** DATA **
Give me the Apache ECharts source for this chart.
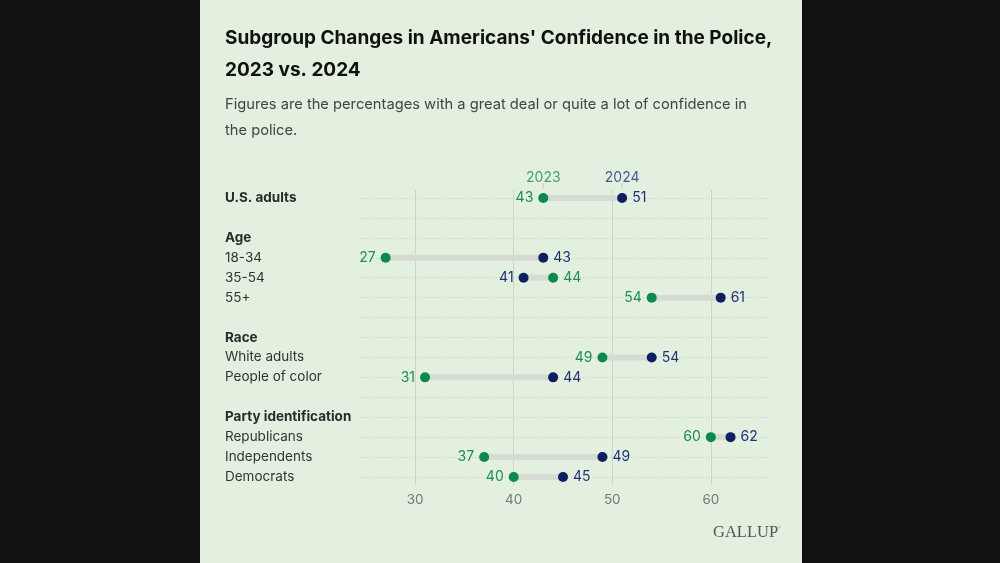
<!DOCTYPE html>
<html>
<head>
<meta charset="utf-8">
<script src="https://cdn.jsdelivr.net/npm/echarts@6/dist/echarts.min.js"></script>
<style>
html,body{margin:0;padding:0;background:#111;}
#c{width:1000px;height:563px;}
</style>
</head>
<body>
<div id="c"></div>
<script>
const categories = ['U.S. adults', '', 'Age', '18-34', '35-54', '55+', '', 'Race', 'White adults', 'People of color', '', 'Party identification', 'Republicans', 'Independents', 'Democrats'];
const headerRows = ['U.S. adults', 'Age', 'Race', 'Party identification'];
const values2023 = [43, null, null, 27, 44, 54, null, null, 49, 31, null, null, 60, 37, 40];
const values2024 = [51, null, null, 43, 41, 61, null, null, 54, 44, null, null, 62, 49, 45];
const xTicks = [30, 40, 50, 60];
const legendNames = ['2023', '2024'];

const GREEN = '#0b8a4e', NAVY = '#0c1f63';
const GREEN_T = '#1c8f52', NAVY_T = '#1f3277';
const FONT = 'Inter';
const XMIN = 24.2, XMAX = 65.8;

const pts23 = [], pts24 = [], bars = [];
categories.forEach((c, i) => {
  const a = values2023[i], b = values2024[i];
  if (a == null || b == null) return;
  pts23.push({value: [a, i], label: {position: a <= b ? 'left' : 'right'}});
  pts24.push({value: [b, i], label: {position: b > a ? 'right' : 'left'}});
  bars.push([a, b, i]);
});

const chart = echarts.init(document.getElementById('c'), null, {renderer: 'canvas'});
const valLabel = (color) => ({show: true, distance: 5, fontFamily: FONT, fontSize: 14, color: color, formatter: p => p.value[0]});

chart.setOption({
  backgroundColor: '#111',
  animation: false,
  textStyle: {fontFamily: FONT},
  title: [
    {text: "Subgroup Changes in Americans' Confidence in the Police,\n2023 vs. 2024", left: 220, top: 17,
     textStyle: {fontFamily: FONT, fontSize: 19, fontWeight: 'bold', color: '#111', lineHeight: 32}},
    {text: 'Figures are the percentages with a great deal or quite a lot of confidence in\nthe police.', left: 220, top: 87,
     textStyle: {fontFamily: FONT, fontSize: 14.7, fontWeight: 'normal', color: '#444', lineHeight: 26}}
  ],
  graphic: [
    {type: 'rect', z: -100, silent: true, shape: {x: 200, y: 0, width: 602, height: 563}, style: {fill: '#e3f0df'}},
    {type: 'text', left: 713, top: 524, style: {text: 'GALLUP', font: '16.5px "Liberation Serif"', fill: '#555'}},
    {type: 'text', left: 777, top: 525, style: {text: '®', font: '5px "Liberation Serif"', fill: '#777'}}
  ],
  grid: [
    {left: 358, width: 410, top: 198, height: 279},
    {left: 358, width: 410, top: 190, height: 295}
  ],
  xAxis: [
    {gridIndex: 0, type: 'value', min: XMIN, max: XMAX, show: false, splitLine: {show: false}},
    {gridIndex: 1, type: 'value', min: XMIN, max: XMAX,
     axisLine: {show: false},
     axisTick: {show: false, customValues: xTicks},
     axisLabel: {customValues: xTicks, margin: 8, fontFamily: FONT, fontSize: 13.5, color: '#777'},
     splitLine: {show: true, lineStyle: {color: '#cad7c6', width: 1}}}
  ],
  yAxis: [
    {gridIndex: 0, type: 'category', data: categories, inverse: true, boundaryGap: false,
     axisLine: {show: false}, axisTick: {show: false},
     axisLabel: {interval: 0, align: 'left', margin: 133, fontFamily: FONT, fontSize: 13.5, color: '#333',
       formatter: v => headerRows.includes(v) ? '{h|' + v + '}' : v,
       rich: {h: {fontFamily: FONT, fontSize: 13.5, fontWeight: 'bold', color: '#2a2a2a'}}},
     splitLine: {show: true, interval: 0, lineStyle: {type: [1, 2], color: '#c4cfc1', width: 1}}},
    {gridIndex: 1, type: 'value', show: false, min: 0, max: 1, splitLine: {show: false}}
  ],
  series: [
    {type: 'custom', xAxisIndex: 0, yAxisIndex: 0, data: bars, encode: {x: [0, 1], y: 2}, z: 1,
     renderItem: (params, api) => {
       const p1 = api.coord([api.value(0), api.value(2)]);
       const p2 = api.coord([api.value(1), api.value(2)]);
       return {type: 'line', shape: {x1: p1[0], y1: p1[1], x2: p2[0], y2: p2[1]},
               style: {stroke: '#d6dbd3', lineWidth: 6}};
     }},
    {type: 'scatter', name: '2023', xAxisIndex: 0, yAxisIndex: 0, symbolSize: 10, z: 3,
     itemStyle: {color: GREEN, opacity: 1}, label: valLabel(GREEN_T), data: pts23},
    {type: 'scatter', name: '2024', xAxisIndex: 0, yAxisIndex: 0, symbolSize: 10, z: 3,
     itemStyle: {color: NAVY, opacity: 1}, label: valLabel(NAVY_T), data: pts24},
    {type: 'scatter', xAxisIndex: 0, yAxisIndex: 0, symbol: 'rect', symbolSize: [1, 6], symbolOffset: [0, -12], z: 2,
     itemStyle: {color: '#b9c4b6'},
     label: {show: true, position: 'top', distance: -2, fontFamily: FONT, fontSize: 14, formatter: p => p.data.name},
     data: [
       {name: legendNames[0], value: [values2023[0], 0], label: {color: GREEN_T}},
       {name: legendNames[1], value: [values2024[0], 0], label: {color: NAVY_T}}
     ]}
  ]
});
</script>
</body>
</html>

** TASK DESCRIPTION **
Retype each line of the listing above word for word. Exclude the pictures.

** ANSWER TO THIS EXERCISE **
Give me the Apache ECharts source for this chart.
<!DOCTYPE html>
<html>
<head>
<meta charset="utf-8">
<script src="https://cdn.jsdelivr.net/npm/echarts@6/dist/echarts.min.js"></script>
<style>
html,body{margin:0;padding:0;background:#111;}
#c{width:1000px;height:563px;}
</style>
</head>
<body>
<div id="c"></div>
<script>
const categories = ['U.S. adults', '', 'Age', '18-34', '35-54', '55+', '', 'Race', 'White adults', 'People of color', '', 'Party identification', 'Republicans', 'Independents', 'Democrats'];
const headerRows = ['U.S. adults', 'Age', 'Race', 'Party identification'];
const values2023 = [43, null, null, 27, 44, 54, null, null, 49, 31, null, null, 60, 37, 40];
const values2024 = [51, null, null, 43, 41, 61, null, null, 54, 44, null, null, 62, 49, 45];
const xTicks = [30, 40, 50, 60];
const legendNames = ['2023', '2024'];

const GREEN = '#0b8a4e', NAVY = '#0c1f63';
const GREEN_T = '#1c8f52', NAVY_T = '#1f3277';
const FONT = 'Inter';
const XMIN = 24.2, XMAX = 65.8;

const pts23 = [], pts24 = [], bars = [];
categories.forEach((c, i) => {
  const a = values2023[i], b = values2024[i];
  if (a == null || b == null) return;
  pts23.push({value: [a, i], label: {position: a <= b ? 'left' : 'right'}});
  pts24.push({value: [b, i], label: {position: b > a ? 'right' : 'left'}});
  bars.push([a, b, i]);
});

const chart = echarts.init(document.getElementById('c'), null, {renderer: 'canvas'});
const valLabel = (color) => ({show: true, distance: 5, fontFamily: FONT, fontSize: 14, color: color, formatter: p => p.value[0]});

chart.setOption({
  backgroundColor: '#111',
  animation: false,
  textStyle: {fontFamily: FONT},
  title: [
    {text: "Subgroup Changes in Americans' Confidence in the Police,\n2023 vs. 2024", left: 220, top: 17,
     textStyle: {fontFamily: FONT, fontSize: 19, fontWeight: 'bold', color: '#111', lineHeight: 32}},
    {text: 'Figures are the percentages with a great deal or quite a lot of confidence in\nthe police.', left: 220, top: 87,
     textStyle: {fontFamily: FONT, fontSize: 14.7, fontWeight: 'normal', color: '#444', lineHeight: 26}}
  ],
  graphic: [
    {type: 'rect', z: -100, silent: true, shape: {x: 200, y: 0, width: 602, height: 563}, style: {fill: '#e3f0df'}},
    {type: 'text', left: 713, top: 524, style: {text: 'GALLUP', font: '16.5px "Liberation Serif"', fill: '#555'}},
    {type: 'text', left: 777, top: 525, style: {text: '®', font: '5px "Liberation Serif"', fill: '#777'}}
  ],
  grid: [
    {left: 358, width: 410, top: 198, height: 279},
    {left: 358, width: 410, top: 190, height: 295}
  ],
  xAxis: [
    {gridIndex: 0, type: 'value', min: XMIN, max: XMAX, show: false, splitLine: {show: false}},
    {gridIndex: 1, type: 'value', min: XMIN, max: XMAX,
     axisLine: {show: false},
     axisTick: {show: false, customValues: xTicks},
     axisLabel: {customValues: xTicks, margin: 8, fontFamily: FONT, fontSize: 13.5, color: '#777'},
     splitLine: {show: true, lineStyle: {color: '#cad7c6', width: 1}}}
  ],
  yAxis: [
    {gridIndex: 0, type: 'category', data: categories, inverse: true, boundaryGap: false,
     axisLine: {show: false}, axisTick: {show: false},
     axisLabel: {interval: 0, align: 'left', margin: 133, fontFamily: FONT, fontSize: 13.5, color: '#333',
       formatter: v => headerRows.includes(v) ? '{h|' + v + '}' : v,
       rich: {h: {fontFamily: FONT, fontSize: 13.5, fontWeight: 'bold', color: '#2a2a2a'}}},
     splitLine: {show: true, interval: 0, lineStyle: {type: [1, 2], color: '#c4cfc1', width: 1}}},
    {gridIndex: 1, type: 'value', show: false, min: 0, max: 1, splitLine: {show: false}}
  ],
  series: [
    {type: 'custom', xAxisIndex: 0, yAxisIndex: 0, data: bars, encode: {x: [0, 1], y: 2}, z: 1,
     renderItem: (params, api) => {
       const p1 = api.coord([api.value(0), api.value(2)]);
       const p2 = api.coord([api.value(1), api.value(2)]);
       return {type: 'line', shape: {x1: p1[0], y1: p1[1], x2: p2[0], y2: p2[1]},
               style: {stroke: '#d6dbd3', lineWidth: 6}};
     }},
    {type: 'scatter', name: '2023', xAxisIndex: 0, yAxisIndex: 0, symbolSize: 10, z: 3,
     itemStyle: {color: GREEN, opacity: 1}, label: valLabel(GREEN_T), data: pts23},
    {type: 'scatter', name: '2024', xAxisIndex: 0, yAxisIndex: 0, symbolSize: 10, z: 3,
     itemStyle: {color: NAVY, opacity: 1}, label: valLabel(NAVY_T), data: pts24},
    {type: 'scatter', xAxisIndex: 0, yAxisIndex: 0, symbol: 'rect', symbolSize: [1, 6], symbolOffset: [0, -12], z: 2,
     itemStyle: {color: '#b9c4b6'},
     label: {show: true, position: 'top', distance: -2, fontFamily: FONT, fontSize: 14, formatter: p => p.data.name},
     data: [
       {name: legendNames[0], value: [values2023[0], 0], label: {color: GREEN_T}},
       {name: legendNames[1], value: [values2024[0], 0], label: {color: NAVY_T}}
     ]}
  ]
});
</script>
</body>
</html>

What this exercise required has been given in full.